In previous years, of course, whomever went bankrupt would have to face the threat of their property and possessions being taken by the court and sold off to pay the creditors – every once in a while the news would cover an auction of celebrity memorabilia essentially being run by the IRS, for example – but ordinary debtors rarely had to worry about the loss of household items since their collected value, after depreciation, simply wasn’t worth enough for the government to bother with. Now, however, the tax laws insist all possessions (hobby equipment, children’s toys, family heirlooms) be listed according to their replacement cost: sentimental value, as you’d expect, not to be considered.
More worrisome, any significant investments (aside from custodial trusts or tax-deferred retirement plans like Individual Retirement Accounts) could be liquidated. Second homes and second vehicles are also fair game. Depending upon your specific state’s exemptions, even your residence or primary vehicle could also be forced towards auction. Essentially, the exemptions protect some degree of equity for the home, but, if the borrower had paid down too much of the mortgage balance, the courts could insist the home be sold with all excess equity given over to creditors. It’s imperative that every homeowner even considering bankruptcy search out his or her state’s specific protections and talk to a bankruptcy attorney about the potential fall-out.
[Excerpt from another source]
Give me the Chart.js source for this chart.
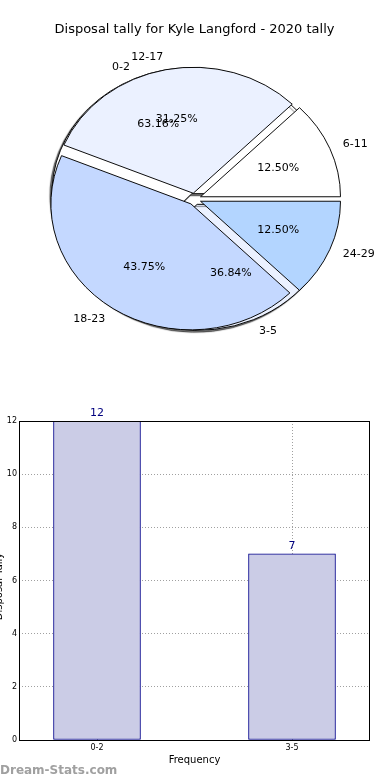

There’s another even more significant reason to ensure you’ve a well-trained attorney with whom you feel comfortable. It’s considerably easier under the 2005 act for both creditors to sue for fraudulent bankruptcy filings and for the government to initiate criminal proceedings. Obviously, there should be safeguards in place to prevent the genuinely mercenary from taking advantage of bankruptcy protection, but gray areas within the law can also unnecessarily vilify even those honest borrowers that underestimated a motorcycle’s worth or forgot about accounts they hadn’t touched for a decade.
Again, obviously, for many consumers – those without investments or significant equity in their homes or vehicles; those willing to forego all accumulated possessions; those that wouldn’t mind the government planning their family’s budget for half a decade; those that can’t imagine needing credit reports or FICO scores again – personal bankruptcies can still be of some use. Even for those desperate souls, though, we still urge the consultation, whatever the cost, with top bankruptcy attorneys. For all others, it almost always makes sense these days to do whatever possible to avoid bankruptcy altogether – especially as other alternatives, such as debt settlement, have become increasingly popular. It was always meant as the final option, but, after the recent legislation, that can be all too true.